The report said Britain has experienced a decline of eight per cent in trade openness - trade as a share of economic output - since 2019, losing market share across three of its largest non-EU goods import markets in 2021, the US, Canada and Japan.

The full effect of the Trade and Cooperation Agreement will take years to be felt but the move towards a more closed economy, say the authors, will make the UK less competitive, which will reduce productivity and real wages, it was predicted.

The research estimated that labour productivity will be reduced by 1.3 per cent by the end of the decade by the changes in trading rules alone, contributing to weaker wage growth, with real pay set to be £470 per worker lower each year, on average, than it would otherwise have been.

Another recent report, by the Centre for European Reform, estimated that the UK was being hit with a £31 billion blow to GDP from Brexit.

However, Mr Rees-Mogg rejected their findings, saying: “The regurgitations of Project Fear don’t seem to me to get anybody, anywhere by all the usual suspects.”

Earlier, the minister said a dashboard will be made available to the public to show on a quarterly basis how much EU law has been reformed.

He pledge a British-style revolution to get rid of unnecessary legislation and regulations which had been imported from the European Union.
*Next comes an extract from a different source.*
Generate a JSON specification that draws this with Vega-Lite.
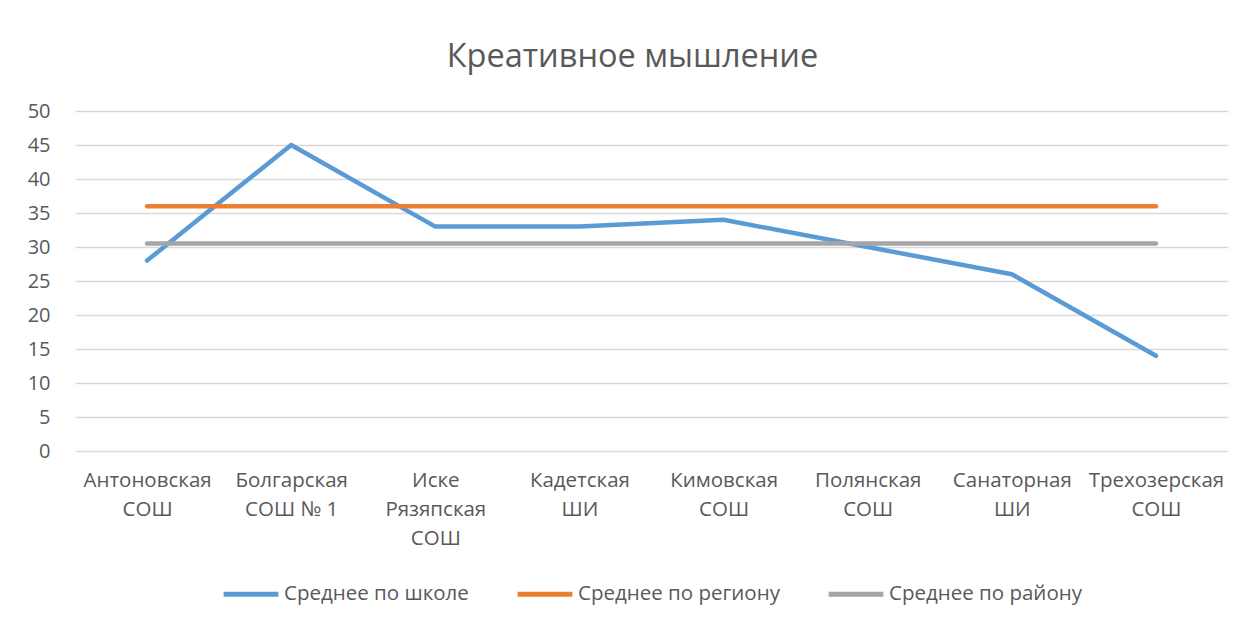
{
  "$schema": "https://vega.github.io/schema/vega-lite/v6.json",
  "width": 1153,
  "height": 340,
  "autosize": {"type": "none"},
  "padding": {"left": 75, "top": 111, "right": 15, "bottom": 174},
  "background": "white",
  "title": {"text": "Креативное мышление", "fontSize": 32.5, "font": "Open Sans", "fontWeight": "normal", "color": "#595959", "anchor": "middle", "dx": -19, "offset": 28},
  "data": {"values": [
    {"school": "Антоновская\nСОШ", "series": "Среднее по школе", "value": 28},
    {"school": "Болгарская\nСОШ № 1", "series": "Среднее по школе", "value": 45},
    {"school": "Иске\nРязяпская\nСОШ", "series": "Среднее по школе", "value": 33},
    {"school": "Кадетская\nШИ", "series": "Среднее по школе", "value": 33},
    {"school": "Кимовская\nСОШ", "series": "Среднее по школе", "value": 34},
    {"school": "Полянская\nСОШ", "series": "Среднее по школе", "value": 30},
    {"school": "Санаторная\nШИ", "series": "Среднее по школе", "value": 26},
    {"school": "Трехозерская\nСОШ", "series": "Среднее по школе", "value": 14},
    {"school": "Антоновская\nСОШ", "series": "Среднее по региону", "value": 36},
    {"school": "Болгарская\nСОШ № 1", "series": "Среднее по региону", "value": 36},
    {"school": "Иске\nРязяпская\nСОШ", "series": "Среднее по региону", "value": 36},
    {"school": "Кадетская\nШИ", "series": "Среднее по региону", "value": 36},
    {"school": "Кимовская\nСОШ", "series": "Среднее по региону", "value": 36},
    {"school": "Полянская\nСОШ", "series": "Среднее по региону", "value": 36},
    {"school": "Санаторная\nШИ", "series": "Среднее по региону", "value": 36},
    {"school": "Трехозерская\nСОШ", "series": "Среднее по региону", "value": 36},
    {"school": "Антоновская\nСОШ", "series": "Среднее по району", "value": 30.5},
    {"school": "Болгарская\nСОШ № 1", "series": "Среднее по району", "value": 30.5},
    {"school": "Иске\nРязяпская\nСОШ", "series": "Среднее по району", "value": 30.5},
    {"school": "Кадетская\nШИ", "series": "Среднее по району", "value": 30.5},
    {"school": "Кимовская\nСОШ", "series": "Среднее по району", "value": 30.5},
    {"school": "Полянская\nСОШ", "series": "Среднее по району", "value": 30.5},
    {"school": "Санаторная\nШИ", "series": "Среднее по району", "value": 30.5},
    {"school": "Трехозерская\nСОШ", "series": "Среднее по району", "value": 30.5}
  ]},
  "mark": {"type": "line", "strokeWidth": 4.5, "strokeCap": "round", "strokeJoin": "round"},
  "encoding": {
    "x": {
      "field": "school", "type": "nominal", "sort": null,
      "scale": {"type": "point", "padding": 0.5},
      "axis": {"title": null, "labelAngle": 0, "ticks": false, "domain": false, "grid": false,
        "labelExpr": "split(datum.label, '\\n')",
        "labelFont": "Open Sans", "labelFontSize": 20.5, "labelColor": "#595959", "labelLineHeight": 29,
        "labelPadding": 19, "labelBaseline": "top", "labelLimit": 300}
    },
    "y": {
      "field": "value", "type": "quantitative",
      "scale": {"domain": [0, 50], "nice": false},
      "axis": {"title": null, "values": [0, 5, 10, 15, 20, 25, 30, 35, 40, 45, 50], "ticks": false, "domain": false,
        "gridColor": "#D9D9D9", "gridWidth": 1.3,
        "labelFont": "Open Sans", "labelFontSize": 20, "labelColor": "#595959", "labelPadding": 25}
    },
    "color": {
      "field": "series", "type": "nominal",
      "scale": {"domain": ["Среднее по школе", "Среднее по региону", "Среднее по району"], "range": ["#5B9BD5", "#ED7D31", "#A5A5A5"]},
      "legend": {"orient": "bottom", "direction": "horizontal", "title": null,
        "symbolType": "stroke", "symbolStrokeWidth": 5, "symbolSize": 3000,
        "labelFont": "Open Sans", "labelFontSize": 20.5, "labelColor": "#595959", "labelLimit": 400,
        "columnPadding": 38, "labelOffset": 3, "offset": 15}
    }
  },
  "config": {"view": {"stroke": null}, "legend": {"layout": {"bottom": {"anchor": "middle"}}}}
}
Making a statement in the Commons, Mr Rees-Mogg, whose portfolio includes Brexit opportunities and Government efficiency, said: “As we maximise the benefits of Brexit and transform the UK into the most sensibly regulated economy in the world we must reform the EU law we have retained on our statute book.

“Only through reform of this retained EU law will we finally be able to untangle ourselves of nearly 50 years of EU membership.”

He went on: “I am pleased to announce that today we publish an authoritative catalogue of over 2,400 pieces of legislation spanning over 300 individual policy areas.

“This catalogue will be available on gov.uk through an interactive dashboard. It will be updated on a quarterly basis so that the public can count down retained EU law as the Government reforms it.”

He added: “The publication of this dashboard offers the public a real opportunity. Everything on it we can now change.”

Mr Rees-Mogg said he is inviting the public “from across the country” to “once again share their ideas of reform and to look further into pieces of retained EU law that have an impact on their lives”.

He said: “By using this dashboard the public can join us on this journey to amend, repeal or replace retained EU law. Together we will make reforms which will create a crucial boost to productivity and help us bring the benefits of growth to the whole country.”

But Labour slammed the announcement, saying gimmicks do nothing to address the “real challenges” that the public face today.

Shadow Foreign Office minister Stephen Doughty told MPs: “This simply appears to be a vanity project. It’s quite extraordinary that on the day that inflation tops nine per cent, the cost of energy is soaring, families facing massive pressures wondering how they will put food on the table, prices rising at the fastest rate of increase for 40 years, the Government’s offer today to the British people is a digital filing cabinet of existing legislation, which the gentleman describes, in his own words, as marginal.

“And while the Government plans to cut 20 per cent of civil servants, the minister for so-called government efficiency is running his own make-work scheme in the Cabinet Office, creating tasks for them to satisfy his own obsessions.”